* Begin DATASET SECTION *
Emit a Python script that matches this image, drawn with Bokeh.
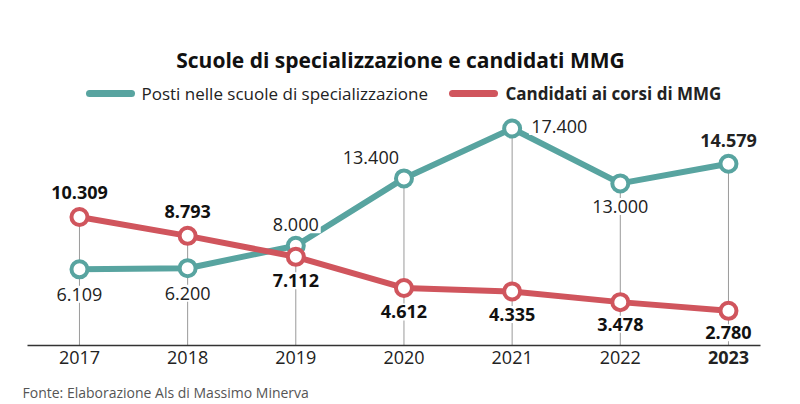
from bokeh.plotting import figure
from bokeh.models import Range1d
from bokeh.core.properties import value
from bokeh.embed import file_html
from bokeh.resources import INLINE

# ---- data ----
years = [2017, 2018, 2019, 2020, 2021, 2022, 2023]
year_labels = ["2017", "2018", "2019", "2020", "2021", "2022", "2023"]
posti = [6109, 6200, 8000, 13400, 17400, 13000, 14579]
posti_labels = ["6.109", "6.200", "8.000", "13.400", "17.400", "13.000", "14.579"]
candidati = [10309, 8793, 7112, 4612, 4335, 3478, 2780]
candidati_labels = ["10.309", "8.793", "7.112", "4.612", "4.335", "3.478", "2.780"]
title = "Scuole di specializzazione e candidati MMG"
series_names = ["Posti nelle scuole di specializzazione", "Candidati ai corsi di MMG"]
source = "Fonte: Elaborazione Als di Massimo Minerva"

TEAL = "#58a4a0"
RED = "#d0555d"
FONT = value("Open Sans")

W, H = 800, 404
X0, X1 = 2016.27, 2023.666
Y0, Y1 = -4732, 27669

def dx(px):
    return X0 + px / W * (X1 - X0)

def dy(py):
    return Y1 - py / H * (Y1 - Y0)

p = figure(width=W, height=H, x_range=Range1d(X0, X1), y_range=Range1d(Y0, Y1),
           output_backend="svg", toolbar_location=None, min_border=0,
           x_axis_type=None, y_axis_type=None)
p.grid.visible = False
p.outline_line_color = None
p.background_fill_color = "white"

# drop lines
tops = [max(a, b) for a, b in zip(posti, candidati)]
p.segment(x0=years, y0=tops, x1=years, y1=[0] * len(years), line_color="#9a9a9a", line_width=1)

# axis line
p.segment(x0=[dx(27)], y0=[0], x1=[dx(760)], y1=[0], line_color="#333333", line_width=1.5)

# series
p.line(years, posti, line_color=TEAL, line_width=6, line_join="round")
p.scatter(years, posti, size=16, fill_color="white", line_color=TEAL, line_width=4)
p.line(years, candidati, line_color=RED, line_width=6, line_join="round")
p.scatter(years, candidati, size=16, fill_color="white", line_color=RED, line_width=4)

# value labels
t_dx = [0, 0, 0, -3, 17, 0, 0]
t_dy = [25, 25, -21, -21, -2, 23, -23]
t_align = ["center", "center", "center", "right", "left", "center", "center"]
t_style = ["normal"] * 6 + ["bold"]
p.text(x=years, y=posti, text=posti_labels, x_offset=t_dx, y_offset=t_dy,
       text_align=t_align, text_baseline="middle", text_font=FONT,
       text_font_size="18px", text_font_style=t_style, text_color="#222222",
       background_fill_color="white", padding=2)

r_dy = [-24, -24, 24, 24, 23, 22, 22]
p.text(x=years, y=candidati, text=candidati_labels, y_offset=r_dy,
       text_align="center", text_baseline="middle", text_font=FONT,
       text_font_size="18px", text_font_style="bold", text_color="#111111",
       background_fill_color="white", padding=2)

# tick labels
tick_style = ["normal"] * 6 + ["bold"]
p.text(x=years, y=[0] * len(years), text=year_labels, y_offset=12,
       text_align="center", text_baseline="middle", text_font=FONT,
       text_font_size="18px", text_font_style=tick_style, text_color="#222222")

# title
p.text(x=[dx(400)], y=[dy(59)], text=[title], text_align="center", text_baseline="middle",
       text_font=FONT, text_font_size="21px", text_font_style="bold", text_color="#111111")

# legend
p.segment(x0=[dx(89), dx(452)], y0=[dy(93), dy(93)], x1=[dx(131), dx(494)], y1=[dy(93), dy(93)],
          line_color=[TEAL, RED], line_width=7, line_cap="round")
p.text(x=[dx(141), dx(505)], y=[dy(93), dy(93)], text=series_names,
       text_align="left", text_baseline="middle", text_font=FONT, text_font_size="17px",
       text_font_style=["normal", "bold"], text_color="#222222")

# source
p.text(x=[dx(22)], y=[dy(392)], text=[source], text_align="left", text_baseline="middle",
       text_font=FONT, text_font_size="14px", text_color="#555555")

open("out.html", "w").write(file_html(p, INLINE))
* End DATASET SECTION *
PROBLEM TO SOLVE | Your task is to return the lines above, from the first one up to and including the line containing "from bokeh.resources import INLINE", minus any pictures.

ANSWER TO THIS PROBLEM |
Emit a Python script that matches this image, drawn with Bokeh.
from bokeh.plotting import figure
from bokeh.models import Range1d
from bokeh.core.properties import value
from bokeh.embed import file_html
from bokeh.resources import INLINE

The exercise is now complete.